Stated task :: Set down, exactly as written, the lines from the top of the data to the line that holds "const noteBand = [0.151, 0.231];", and omit the pictures.

[start]

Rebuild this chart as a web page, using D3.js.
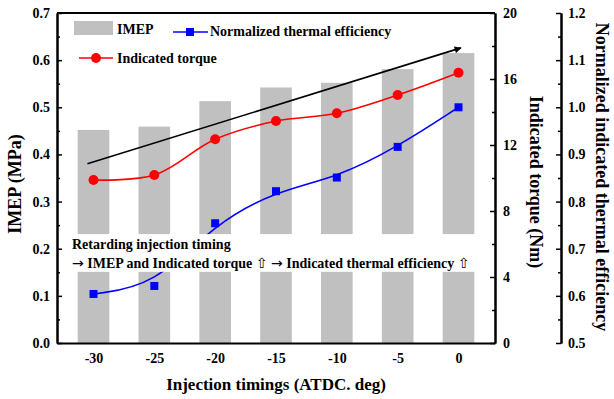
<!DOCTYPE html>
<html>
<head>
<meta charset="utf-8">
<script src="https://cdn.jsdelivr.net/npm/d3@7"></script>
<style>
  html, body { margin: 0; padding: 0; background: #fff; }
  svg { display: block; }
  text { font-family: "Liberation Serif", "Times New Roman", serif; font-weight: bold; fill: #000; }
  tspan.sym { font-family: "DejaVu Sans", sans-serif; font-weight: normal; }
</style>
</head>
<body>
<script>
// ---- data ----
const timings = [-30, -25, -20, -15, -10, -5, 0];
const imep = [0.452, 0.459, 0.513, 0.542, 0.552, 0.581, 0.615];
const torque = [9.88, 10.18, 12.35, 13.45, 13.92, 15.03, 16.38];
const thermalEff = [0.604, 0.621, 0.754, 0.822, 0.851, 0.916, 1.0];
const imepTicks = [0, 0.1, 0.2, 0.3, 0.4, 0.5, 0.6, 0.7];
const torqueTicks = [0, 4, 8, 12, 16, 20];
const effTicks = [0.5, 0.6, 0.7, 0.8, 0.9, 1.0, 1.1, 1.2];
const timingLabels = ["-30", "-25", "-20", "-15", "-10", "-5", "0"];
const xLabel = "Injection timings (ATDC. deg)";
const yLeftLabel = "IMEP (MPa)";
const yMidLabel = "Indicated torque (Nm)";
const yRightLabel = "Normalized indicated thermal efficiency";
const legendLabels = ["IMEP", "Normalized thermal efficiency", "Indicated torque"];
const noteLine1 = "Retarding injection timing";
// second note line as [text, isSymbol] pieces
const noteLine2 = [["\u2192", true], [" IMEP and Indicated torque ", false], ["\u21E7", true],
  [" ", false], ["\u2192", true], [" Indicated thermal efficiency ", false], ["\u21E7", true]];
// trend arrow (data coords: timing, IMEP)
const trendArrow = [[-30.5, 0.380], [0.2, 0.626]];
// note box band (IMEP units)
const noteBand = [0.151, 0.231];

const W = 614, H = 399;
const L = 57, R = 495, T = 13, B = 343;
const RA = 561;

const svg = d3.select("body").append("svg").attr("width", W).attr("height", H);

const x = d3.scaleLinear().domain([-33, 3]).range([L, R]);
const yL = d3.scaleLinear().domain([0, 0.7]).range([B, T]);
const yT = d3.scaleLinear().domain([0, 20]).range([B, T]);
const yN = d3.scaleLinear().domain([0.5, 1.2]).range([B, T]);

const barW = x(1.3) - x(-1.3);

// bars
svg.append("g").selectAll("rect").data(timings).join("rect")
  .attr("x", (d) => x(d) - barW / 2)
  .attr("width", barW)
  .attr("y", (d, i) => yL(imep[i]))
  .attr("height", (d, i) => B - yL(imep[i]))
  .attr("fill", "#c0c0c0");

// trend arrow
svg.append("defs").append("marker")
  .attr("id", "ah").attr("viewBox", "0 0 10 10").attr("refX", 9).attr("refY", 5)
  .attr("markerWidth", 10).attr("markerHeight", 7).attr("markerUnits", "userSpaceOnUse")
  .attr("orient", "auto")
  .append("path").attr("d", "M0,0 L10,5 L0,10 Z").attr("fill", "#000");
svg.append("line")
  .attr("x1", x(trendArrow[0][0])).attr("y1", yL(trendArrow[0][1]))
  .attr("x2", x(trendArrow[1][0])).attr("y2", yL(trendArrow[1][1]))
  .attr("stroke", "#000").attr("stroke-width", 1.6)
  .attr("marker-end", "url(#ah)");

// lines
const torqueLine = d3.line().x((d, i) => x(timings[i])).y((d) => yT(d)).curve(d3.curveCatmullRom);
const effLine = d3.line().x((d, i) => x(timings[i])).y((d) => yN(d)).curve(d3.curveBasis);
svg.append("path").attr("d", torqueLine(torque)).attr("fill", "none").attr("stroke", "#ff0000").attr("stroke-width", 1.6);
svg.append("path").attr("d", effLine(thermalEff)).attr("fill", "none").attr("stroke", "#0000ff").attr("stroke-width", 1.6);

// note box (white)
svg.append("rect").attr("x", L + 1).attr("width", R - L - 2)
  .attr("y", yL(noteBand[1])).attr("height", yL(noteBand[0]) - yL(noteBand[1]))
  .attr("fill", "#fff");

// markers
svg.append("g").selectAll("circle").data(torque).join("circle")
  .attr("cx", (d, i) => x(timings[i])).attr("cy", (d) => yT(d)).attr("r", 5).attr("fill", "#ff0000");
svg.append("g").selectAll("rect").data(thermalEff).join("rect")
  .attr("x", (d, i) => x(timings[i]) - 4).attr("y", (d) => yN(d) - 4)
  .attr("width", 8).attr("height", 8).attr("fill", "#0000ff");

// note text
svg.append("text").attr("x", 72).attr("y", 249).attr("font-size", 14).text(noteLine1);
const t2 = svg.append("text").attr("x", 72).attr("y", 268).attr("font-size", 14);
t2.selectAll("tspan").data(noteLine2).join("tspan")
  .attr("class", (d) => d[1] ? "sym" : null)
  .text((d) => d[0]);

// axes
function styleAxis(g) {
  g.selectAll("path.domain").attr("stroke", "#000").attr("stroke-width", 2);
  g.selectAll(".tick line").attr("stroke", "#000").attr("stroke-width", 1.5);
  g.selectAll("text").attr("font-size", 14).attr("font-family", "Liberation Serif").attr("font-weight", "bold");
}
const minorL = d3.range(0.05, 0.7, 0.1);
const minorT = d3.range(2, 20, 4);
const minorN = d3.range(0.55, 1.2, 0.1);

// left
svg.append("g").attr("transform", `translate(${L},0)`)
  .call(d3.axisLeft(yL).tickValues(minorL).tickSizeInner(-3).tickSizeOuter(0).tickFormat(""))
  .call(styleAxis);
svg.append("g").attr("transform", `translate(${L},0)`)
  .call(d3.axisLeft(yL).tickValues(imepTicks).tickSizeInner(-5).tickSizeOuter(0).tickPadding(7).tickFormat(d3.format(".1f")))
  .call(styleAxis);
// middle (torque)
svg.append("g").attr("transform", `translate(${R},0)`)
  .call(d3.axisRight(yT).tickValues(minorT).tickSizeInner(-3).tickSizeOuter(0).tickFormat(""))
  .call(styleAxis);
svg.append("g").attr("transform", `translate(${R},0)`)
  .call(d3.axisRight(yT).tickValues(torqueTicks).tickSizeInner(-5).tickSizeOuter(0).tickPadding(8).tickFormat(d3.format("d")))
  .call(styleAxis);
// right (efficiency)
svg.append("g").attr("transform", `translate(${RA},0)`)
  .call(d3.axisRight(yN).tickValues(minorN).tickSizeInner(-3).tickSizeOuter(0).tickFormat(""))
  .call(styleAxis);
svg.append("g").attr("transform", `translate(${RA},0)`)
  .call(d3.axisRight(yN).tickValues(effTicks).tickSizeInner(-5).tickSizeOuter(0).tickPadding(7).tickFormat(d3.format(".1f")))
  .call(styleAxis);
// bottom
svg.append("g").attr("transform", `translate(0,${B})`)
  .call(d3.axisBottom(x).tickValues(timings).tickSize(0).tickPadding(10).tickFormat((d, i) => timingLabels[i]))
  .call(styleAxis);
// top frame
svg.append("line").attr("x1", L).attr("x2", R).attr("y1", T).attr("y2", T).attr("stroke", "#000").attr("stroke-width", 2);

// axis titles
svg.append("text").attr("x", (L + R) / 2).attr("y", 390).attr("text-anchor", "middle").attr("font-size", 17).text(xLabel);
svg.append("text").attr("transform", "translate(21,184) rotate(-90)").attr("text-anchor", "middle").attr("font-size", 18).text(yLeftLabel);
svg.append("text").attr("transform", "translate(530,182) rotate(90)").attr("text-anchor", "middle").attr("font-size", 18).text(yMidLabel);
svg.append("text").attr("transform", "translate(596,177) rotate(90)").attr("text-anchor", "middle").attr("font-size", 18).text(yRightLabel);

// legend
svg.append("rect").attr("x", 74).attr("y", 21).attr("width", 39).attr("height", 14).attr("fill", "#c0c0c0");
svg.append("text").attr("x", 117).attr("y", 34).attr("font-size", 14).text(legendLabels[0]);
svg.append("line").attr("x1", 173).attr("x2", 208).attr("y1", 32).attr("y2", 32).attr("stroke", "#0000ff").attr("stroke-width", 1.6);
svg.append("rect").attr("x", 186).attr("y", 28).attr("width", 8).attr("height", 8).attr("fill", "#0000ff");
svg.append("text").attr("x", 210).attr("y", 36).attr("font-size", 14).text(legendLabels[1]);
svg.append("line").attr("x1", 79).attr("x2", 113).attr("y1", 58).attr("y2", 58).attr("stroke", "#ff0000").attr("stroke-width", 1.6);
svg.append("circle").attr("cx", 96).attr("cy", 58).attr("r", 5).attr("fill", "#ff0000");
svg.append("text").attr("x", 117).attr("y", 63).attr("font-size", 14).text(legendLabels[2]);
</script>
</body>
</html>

[end]

The answer ::
Rebuild this chart as a web page, using D3.js.
<!DOCTYPE html>
<html>
<head>
<meta charset="utf-8">
<script src="https://cdn.jsdelivr.net/npm/d3@7"></script>
<style>
  html, body { margin: 0; padding: 0; background: #fff; }
  svg { display: block; }
  text { font-family: "Liberation Serif", "Times New Roman", serif; font-weight: bold; fill: #000; }
  tspan.sym { font-family: "DejaVu Sans", sans-serif; font-weight: normal; }
</style>
</head>
<body>
<script>
// ---- data ----
const timings = [-30, -25, -20, -15, -10, -5, 0];
const imep = [0.452, 0.459, 0.513, 0.542, 0.552, 0.581, 0.615];
const torque = [9.88, 10.18, 12.35, 13.45, 13.92, 15.03, 16.38];
const thermalEff = [0.604, 0.621, 0.754, 0.822, 0.851, 0.916, 1.0];
const imepTicks = [0, 0.1, 0.2, 0.3, 0.4, 0.5, 0.6, 0.7];
const torqueTicks = [0, 4, 8, 12, 16, 20];
const effTicks = [0.5, 0.6, 0.7, 0.8, 0.9, 1.0, 1.1, 1.2];
const timingLabels = ["-30", "-25", "-20", "-15", "-10", "-5", "0"];
const xLabel = "Injection timings (ATDC. deg)";
const yLeftLabel = "IMEP (MPa)";
const yMidLabel = "Indicated torque (Nm)";
const yRightLabel = "Normalized indicated thermal efficiency";
const legendLabels = ["IMEP", "Normalized thermal efficiency", "Indicated torque"];
const noteLine1 = "Retarding injection timing";
// second note line as [text, isSymbol] pieces
const noteLine2 = [["\u2192", true], [" IMEP and Indicated torque ", false], ["\u21E7", true],
  [" ", false], ["\u2192", true], [" Indicated thermal efficiency ", false], ["\u21E7", true]];
// trend arrow (data coords: timing, IMEP)
const trendArrow = [[-30.5, 0.380], [0.2, 0.626]];
// note box band (IMEP units)
const noteBand = [0.151, 0.231];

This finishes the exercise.